MWM,
I am a "Christian Fundamentalist" by your definition -- e.g. I believe that the bible is God's Word and "literally true". Actually a better term than "literally true" is "inerrant". ([long digression here, you may want to skip ahead to the next paragraph] Many of the passages are not meant to be taken literally, they are allegorical, e.g., the parables of Jesus, the book of Revelation. But these are clearly "labelled", as it were, in the text -- the original Hebrew and Greek typically have stylistic differences between straightforward history, poetry, and allegory. It is fairly common, in my experience, for non-believers to think that "fundies" take everything literally when that is not actually the case. On the other hand, we believe that the creation account, Noachian flood, and Exodus of the Jews from Egypt, with the attendant miracles and signs, and the miracles of Jesus and Acts of the apostles, for instance, really did happen just as set forth, because these are written in a historical "mode".)
Now, I believe that your son's rejection of his family is unbiblical and I feel safe in saying that other "fundies" would say the same. Numerous citations of scripture regarding honoring your parents and carrying the Word to the world, not withdrawing from the world (we strive to follow Christ's example to live in the world, but not of the world) have already been given. If the group to which he belongs is preaching this withdrawal from his family (rather than it being a personal issue with him), then, by definition, they are not "Christian Fundamentalists" (another digression here: "fundamentalist" is not a biblical term, it is usually applied pejoratively by non-believers). I belong to neither Promise Keepers nor Dobson's group (I have some theological differences with them), but they would not, I feel certain, preach the kind of things that you have mentioned regarding your son's attitude towards his family.
I would like to caution against making too-broad assumptions about "fundamentalists" and would also counsel against using that term, especially to your son, as it sometimes signals a certain hostility to and/or misconceptions about beliefs which are very deeply held. For example, the parenthesis in your opening post ("thinks divorce is always wrong and the man is in charge and that you need to spank your kids") is, IMVHO (and please don't take this as criticism but as an attempt to possibly provide some of the insight you desire), overly simplistic. We do not teach that divorce is "always" wrong, but rather we follow Christ's teaching that it is wrong except in cases of adultery. It is teaching against regarding marriage vows as less than sacred, unnecessary. (I am once divorced, myself, by the way). We do not teach that the man is in charge, but that the man and woman are equal partners but have distinct and different roles to play in the household (Ephesians 5:21 sets the tone: "Be subject to one another out of reverence for Christ." This teaching was quite radical in the first century, when women were generally treated as little more than chattel.) We do not teach that you need to spank your kids, but that discipline is necessary -- with an admonition: "Fathers, do not provoke your children to anger..." (Ephesians 6:4).
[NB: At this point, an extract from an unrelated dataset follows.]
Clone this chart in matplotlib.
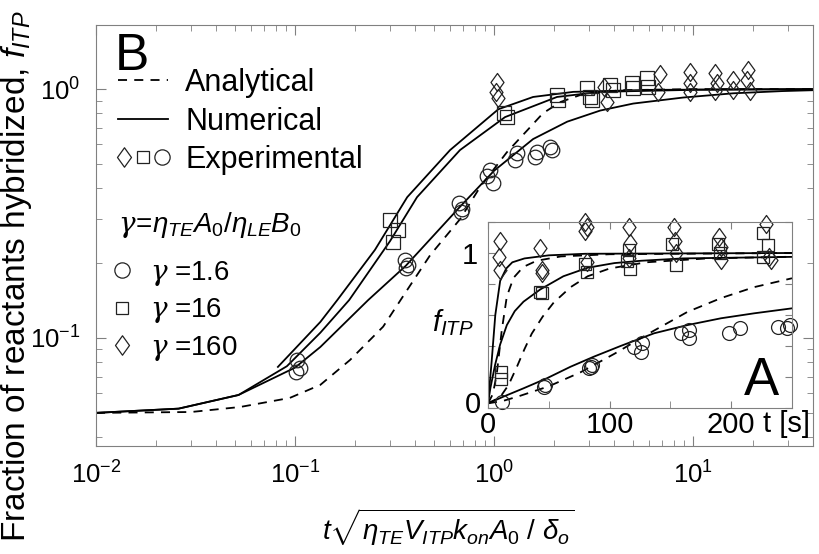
import matplotlib
matplotlib.use('Agg')
import matplotlib.pyplot as plt
from matplotlib.lines import Line2D
from matplotlib.legend_handler import HandlerTuple
from matplotlib.path import Path
from matplotlib.ticker import MultipleLocator, FixedLocator, FixedFormatter

plt.rcParams['font.family'] = ['Liberation Sans', 'DejaVu Sans']
plt.rcParams['mathtext.fontset'] = 'custom'
plt.rcParams['mathtext.rm'] = 'Liberation Sans'
plt.rcParams['mathtext.it'] = 'Liberation Sans:italic'
plt.rcParams['mathtext.bf'] = 'Liberation Sans:bold'
plt.rcParams['mathtext.cal'] = 'DejaVu Serif:italic'
plt.rcParams['axes.unicode_minus'] = False

# ---- panel B (log-log, scaled time) ----
ana_x = [0.01, 0.03, 0.053, 0.094, 0.134, 0.189, 0.277, 0.366, 0.477, 0.674, 0.85, 1.16, 1.47, 1.76, 2.15, 2.7, 4.3, 10, 40]
ana_y = [0.050, 0.0504, 0.0528, 0.0574, 0.0648, 0.0816, 0.111, 0.156, 0.215, 0.30, 0.404, 0.558, 0.684, 0.80, 0.887, 0.946, 0.99, 1.0, 1.0]

num1_x = [0.01, 0.026, 0.052, 0.1, 0.134, 0.233, 0.36, 0.67, 1.0, 1.57, 2.33, 3.41, 5.0, 8.9, 15.9, 28, 40]
num1_y = [0.050, 0.052, 0.059, 0.076, 0.092, 0.142, 0.195, 0.335, 0.47, 0.63, 0.74, 0.82, 0.875, 0.925, 0.962, 0.982, 0.99]

num16_x = [0.01, 0.026, 0.052, 0.091, 0.134, 0.187, 0.30, 0.41, 0.674, 1.135, 2.07, 3.41, 10.8, 40]
num16_y = [0.050, 0.052, 0.059, 0.077, 0.105, 0.142, 0.245, 0.368, 0.569, 0.772, 0.93, 0.975, 0.995, 1.0]

num160_x = [0.082, 0.134, 0.163, 0.252, 0.366, 0.601, 1.05, 1.57, 2.5, 6.0, 40]
num160_y = [0.0765, 0.116, 0.142, 0.226, 0.368, 0.569, 0.83, 0.93, 0.975, 0.993, 1.0]

circ_x = [0.102, 0.106, 0.101, 0.357, 0.37, 0.36, 0.67, 0.69, 0.68, 0.955, 0.989, 0.92, 1.31, 1.28, 1.64, 1.61, 1.91, 1.95]
circ_y = [0.0816, 0.0755, 0.0733, 0.206, 0.196, 0.191, 0.35, 0.33, 0.32, 0.473, 0.42, 0.447, 0.553, 0.519, 0.558, 0.533, 0.585, 0.569]

sq_x = [0.300, 0.329, 0.311, 1.12, 1.16, 2.07, 2.10, 2.93, 3.03, 3.10, 3.83, 3.96, 4.93, 4.99, 5.87, 5.94]
sq_y = [0.298, 0.271, 0.243, 0.80, 0.77, 0.946, 0.903, 1.01, 0.929, 0.903, 1.04, 0.991, 1.06, 1.01, 1.107, 1.02]

dia_x = [1.04, 1.02, 1.05, 3.55, 3.70, 6.83, 6.67, 9.66, 9.66, 9.66, 12.9, 13.1, 12.9, 15.9, 15.9, 18.9, 18.7, 19.2]
dia_y = [1.067, 0.973, 0.92, 1.02, 0.89, 1.15, 0.97, 1.17, 1.06, 0.97, 1.16, 1.06, 0.98, 1.09, 0.99, 1.19, 1.09, 0.98]

# ---- panel A (inset, linear, t in s) ----
a_ana160_t = [0, 4, 7.2, 11.3, 15.5, 21, 29, 40, 60, 100, 250]
a_ana160_f = [0.03, 0.09, 0.22, 0.5, 0.72, 0.84, 0.91, 0.95, 0.978, 0.992, 1.0]
a_ana16_t = [0, 10, 17, 24, 30, 36, 45, 54, 68, 82, 100, 130, 180, 250]
a_ana16_f = [0.03, 0.07, 0.15, 0.27, 0.38, 0.48, 0.59, 0.68, 0.78, 0.85, 0.9, 0.94, 0.965, 0.976]
a_ana1_t = [0, 12, 25, 50, 76, 104, 131, 164, 192, 219, 250]
a_ana1_f = [0.03, 0.045, 0.075, 0.14, 0.23, 0.35, 0.475, 0.62, 0.71, 0.78, 0.837]

a_num160_t = [0, 3, 6, 10, 15, 20, 30, 50, 80, 250]
a_num160_f = [0.03, 0.3, 0.6, 0.82, 0.9, 0.94, 0.965, 0.985, 0.995, 1.0]
a_num16_t = [0, 2, 5.8, 10, 15.5, 22, 29.2, 43, 62, 82, 104, 126, 160, 250]
a_num16_f = [0.03, 0.13, 0.277, 0.41, 0.535, 0.625, 0.686, 0.765, 0.85, 0.905, 0.935, 0.95, 0.965, 0.975]
a_num1_t = [0, 12.6, 29.2, 48.5, 67.8, 87, 109, 136.6, 164, 191.7, 219, 250]
a_num1_f = [0.03, 0.073, 0.127, 0.192, 0.266, 0.331, 0.40, 0.482, 0.535, 0.579, 0.611, 0.643]

a_circ_t = [11.5, 45.7, 47.1, 84.3, 85.7, 83, 120, 127, 125.6, 158.7, 165.5, 165.5, 198.6, 206.9, 238.6, 248.2, 246]
a_circ_f = [0.04, 0.137, 0.148, 0.266, 0.277, 0.26, 0.395, 0.417, 0.363, 0.482, 0.503, 0.45, 0.482, 0.514, 0.525, 0.535, 0.515]
a_sq_t = [10.5, 10.5, 43, 44, 80, 81.6, 116, 117, 114, 151, 154.5, 189, 191, 226, 230, 226]
a_sq_f = [0.23, 0.19, 0.75, 0.74, 0.93, 0.88, 1.02, 0.9, 0.95, 1.06, 0.92, 1.06, 1.0, 1.13, 1.05, 0.975]
a_dia_t = [9.5, 9, 9.5, 43, 44, 44, 80, 81.5, 80, 81.5, 116, 117, 116, 153, 154, 155, 190, 191.5, 191.5, 229, 231, 233]
a_dia_f = [1.08, 0.975, 0.89, 1.03, 0.89, 0.87, 1.2, 1.17, 1.14, 0.945, 1.17, 1.065, 0.97, 1.17, 1.08, 1.0, 1.1, 1.04, 0.955, 1.19, 0.975, 0.955]

gamma_labels = ['1.6', '16', '160']

dia = Path([(0, 1), (0.72, 0), (0, -1), (-0.72, 0), (0, 1)],
           [Path.MOVETO, Path.LINETO, Path.LINETO, Path.LINETO, Path.CLOSEPOLY])
dash = (0, (5, 4))
mk = dict(ls='none', mfc='none', mec='#222222', mew=0.9)
frame = '#808080'

fig = plt.figure(figsize=(8.19, 5.54), dpi=100)
ax = fig.add_axes([96/819, 1-446/554, 717/819, 421/554])

ax.plot(ana_x, ana_y, color='k', lw=1.3, ls=dash)
ax.plot(num1_x, num1_y, color='k', lw=1.3)
ax.plot(num16_x, num16_y, color='k', lw=1.3)
ax.plot(num160_x, num160_y, color='k', lw=1.3)
ax.plot(circ_x, circ_y, marker='o', ms=10.5, **mk)
ax.plot(sq_x, sq_y, marker='s', ms=10, **mk)
ax.plot(dia_x, dia_y, marker=dia, ms=13, **mk)

ax.set_xscale('log')
ax.set_yscale('log')
ax.set_xlim(0.01, 40)
ax.set_ylim(0.0368, 1.81)
ax.tick_params(which='both', direction='in', top=True, right=True, color=frame, labelsize=18.5)
ax.tick_params(which='major', length=7)
ax.tick_params(which='minor', length=4)
ax.tick_params(axis='x', pad=11)
ax.tick_params(axis='y', pad=11)
for s in ax.spines.values():
    s.set_color(frame)
    s.set_linewidth(0.8)

fig.text(17/819, 1-276/554, 'Fraction of reactants hybridized, $f_{ITP}$',
         rotation=90, ha='center', va='center', fontsize=24)
fig.text(448/819, 1-527/554, r'$t\sqrt{\eta_{TE}V_{ITP}k_{on}A_0\ /\ \delta_o}$',
         ha='center', va='center', fontsize=20)
fig.text(132/819, 1-56/554, 'B', ha='center', va='center', fontsize=37)

h_ana = Line2D([], [], color='k', lw=1.3, ls=dash)
h_num = Line2D([], [], color='k', lw=1.3)
h_exp = (Line2D([], [], marker=dia, ms=14, **mk),
         Line2D([], [], marker='s', ms=9, **mk),
         Line2D([], [], marker='o', ms=11, **mk))
leg1 = ax.legend([h_ana, h_num, h_exp], ['Analytical', 'Numerical', 'Experimental'],
                 handler_map={tuple: HandlerTuple(ndivide=None, pad=0.2)},
                 loc='upper left', bbox_to_anchor=(118/819, 1-68/554),
                 bbox_transform=fig.transFigure, frameon=False, fontsize=22,
                 handlelength=1.64, handletextpad=0.56, labelspacing=0.28,
                 borderpad=0, borderaxespad=0)
ax.add_artist(leg1)

fig.text(118/819, 1-225/554, r'$\mathcal{\gamma}\!=\!\eta_{TE}A_0/\eta_{LE}B_0$',
         ha='left', va='center', fontsize=20)
g_handles = [Line2D([], [], marker='o', ms=11, **mk),
             Line2D([], [], marker='s', ms=9, **mk),
             Line2D([], [], marker=dia, ms=14, **mk)]
leg2 = ax.legend(g_handles, [r'$\mathcal{\gamma}$ =' + g for g in gamma_labels],
                 loc='upper left', bbox_to_anchor=(111/819, 1-259/554),
                 bbox_transform=fig.transFigure, frameon=False, fontsize=20,
                 handlelength=0.8, handletextpad=0.6, labelspacing=0.3,
                 borderpad=0, borderaxespad=0)

# ---- inset ----
axi = fig.add_axes([488/819, 1-408/554, 304/819, 186/554])
axi.set_facecolor('white')
axi.plot(a_ana160_t, a_ana160_f, color='k', lw=1.3, ls=dash)
axi.plot(a_ana16_t, a_ana16_f, color='k', lw=1.3, ls=dash)
axi.plot(a_ana1_t, a_ana1_f, color='k', lw=1.3, ls=dash)
axi.plot(a_num160_t, a_num160_f, color='k', lw=1.3)
axi.plot(a_num16_t, a_num16_f, color='k', lw=1.3)
axi.plot(a_num1_t, a_num1_f, color='k', lw=1.3)
axi.plot(a_circ_t, a_circ_f, marker='o', ms=10, clip_on=False, **mk)
axi.plot(a_sq_t, a_sq_f, marker='s', ms=9, clip_on=False, **mk)
axi.plot(a_dia_t, a_dia_f, marker=dia, ms=13, clip_on=False, **mk)

axi.set_xlim(0, 250)
axi.set_ylim(0, 1.2)
axi.set_xticks([0, 100, 200])
axi.xaxis.set_minor_locator(MultipleLocator(50))
axi.yaxis.set_major_locator(FixedLocator([0, 0.2, 0.4, 0.6, 0.8, 1.0, 1.2]))
axi.yaxis.set_major_formatter(FixedFormatter(['', '', '', '', '', '1', '']))
axi.annotate('0', xy=(0, 0), xycoords=('axes fraction', 'data'), xytext=(-7, 6),
             textcoords='offset pixels', ha='right', va='center_baseline', fontsize=21)
axi.tick_params(which='both', direction='in', top=True, right=True, color=frame, labelsize=21)
axi.tick_params(which='major', length=5)
axi.tick_params(which='minor', length=5)
axi.tick_params(axis='x', pad=2)
axi.tick_params(axis='y', pad=7)
for s in axi.spines.values():
    s.set_color(frame)
    s.set_linewidth(0.8)

axi.text(0.983, -0.012, 't [s]', transform=axi.transAxes, ha='center', va='top', fontsize=21)
axi.text(-0.115, 0.457, '$f_{ITP}$', transform=axi.transAxes, ha='center', va='center', fontsize=21)
axi.text(0.901, 0.145, 'A', transform=axi.transAxes, ha='center', va='center', fontsize=38)

fig.savefig('out.png', dpi=100)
To reiterate -- if his group is telling him to ostracize his family, they are not Christians, even if they call themselves that. It is very possible that he is involved in a cult if they are telling him to do this. But, the people who you seem to believe teach such things, in fact, do not do so, and if he is in a genuine Christian "fundamentalist" group, then he is in error.
Perhaps if you were able to signal a willingness to accept his religious views, if not agree with them (I'm not saying you haven't done this, only that the terminology you've used and assumptions you've made may, unintentionally, have come across as hostile to his beliefs), it might lead to a thawing trend.